I Decided on using vehicle sales since they have been a hot button topic due to supply chain issues.
# Libraries/Data ----------------------------------------------------------
library('tidyverse')
## Warning: package 'tidyverse' was built under R version 4.1.3
## -- Attaching packages --------------------------------------- tidyverse 1.3.1 --
## v ggplot2 3.3.5 v purrr 0.3.4
## v tibble 3.1.6 v dplyr 1.0.8
## v tidyr 1.2.0 v stringr 1.4.0
## v readr 2.1.2 v forcats 0.5.1
## Warning: package 'ggplot2' was built under R version 4.1.3
## Warning: package 'tibble' was built under R version 4.1.3
## Warning: package 'tidyr' was built under R version 4.1.3
## Warning: package 'readr' was built under R version 4.1.3
## Warning: package 'purrr' was built under R version 4.1.3
## Warning: package 'dplyr' was built under R version 4.1.3
## Warning: package 'stringr' was built under R version 4.1.3
## Warning: package 'forcats' was built under R version 4.1.3
## -- Conflicts ------------------------------------------ tidyverse_conflicts() --
## x dplyr::filter() masks stats::filter()

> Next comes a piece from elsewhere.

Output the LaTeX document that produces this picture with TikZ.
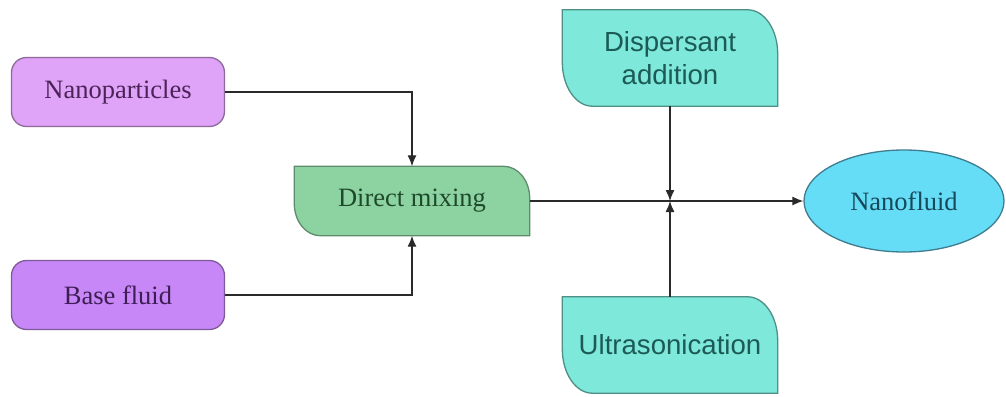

## x dplyr::lag() masks stats::lag()
library('lubridate')
## Warning: package 'lubridate' was built under R version 4.1.3
##
## Attaching package: 'lubridate'
## The following objects are masked from 'package:base':
##
## date, intersect, setdiff, union
library('forecast')
## Warning: package 'forecast' was built under R version 4.1.3
## Registered S3 method overwritten by 'quantmod':
## method from
## as.zoo.data.frame zoo
library('fable')
## Warning: package 'fable' was built under R version 4.1.3
## Loading required package: fabletools
## Warning: package 'fabletools' was built under R version 4.1.3
##
## Attaching package: 'fabletools'
## The following objects are masked from 'package:forecast':
##
## accuracy, forecast
vehicle <- read.csv("TOTALSA.csv")
view(vehicle)
colSums(is.na(vehicle))
## DATE TOTALSA
## 0 0
myts <- ts(vehicle$TOTALSA, frequency = 12, start = c(1976))
myts %>%
autoplot() +
labs(title = "US Vehicles Sales",
y = "Sales In Millions")
The plot shows a good amount of seasonality but the trend is quite strange. The effects of the financial crises and covid are very present.
# Automated ETS Model -----------------------------------------------------
auto <- ets(myts)
auto
## ETS(A,N,N)
##
## Call:
## ets(y = myts)
##
## Smoothing parameters:
## alpha = 0.5583
##
## Initial states:
## l = 13.0378
##
## sigma: 0.9631
##
## AIC AICc BIC
## 3462.017 3462.061 3474.969
auto %>%
forecast(h = 10) %>%
autoplot() +
labs(title = "US Vehicles Sales",
y = "Sales In Millions")
My first model used the ets function only. This automatically gives you the model with the lowest AIC so I was interested and finding out what it would be.
# Seasonal model ----------------------------------------------------------
auto_2 <- ets(myts, 'AAA')
auto_2
## ETS(A,A,A)
##
## Call:
## ets(y = myts, model = "AAA")
##
## Smoothing parameters:
## alpha = 0.5672
## beta = 1e-04
## gamma = 1e-04
##
## Initial states:
## l = 13.4024
## b = 0.0012
## s = 0.1744 -0.1086 -0.0964 0.174 0.1568 -0.0806
## -0.1185 -0.0303 -0.1339 -0.0465 0.1198 -0.0103
##
## sigma: 0.9668
##
## AIC AICc BIC
## 3480.028 3481.169 3553.419
auto_2 %>%
forecast(h = 10) %>%
autoplot() +
labs(title = "US Vehicles Sales",
y = "Sales In Millions")
My second model was a AAA model to incorporate more seasonality. I wanted to see if I could almos overfit the ets model to the data for beter accuracy but the ets function knows better than me.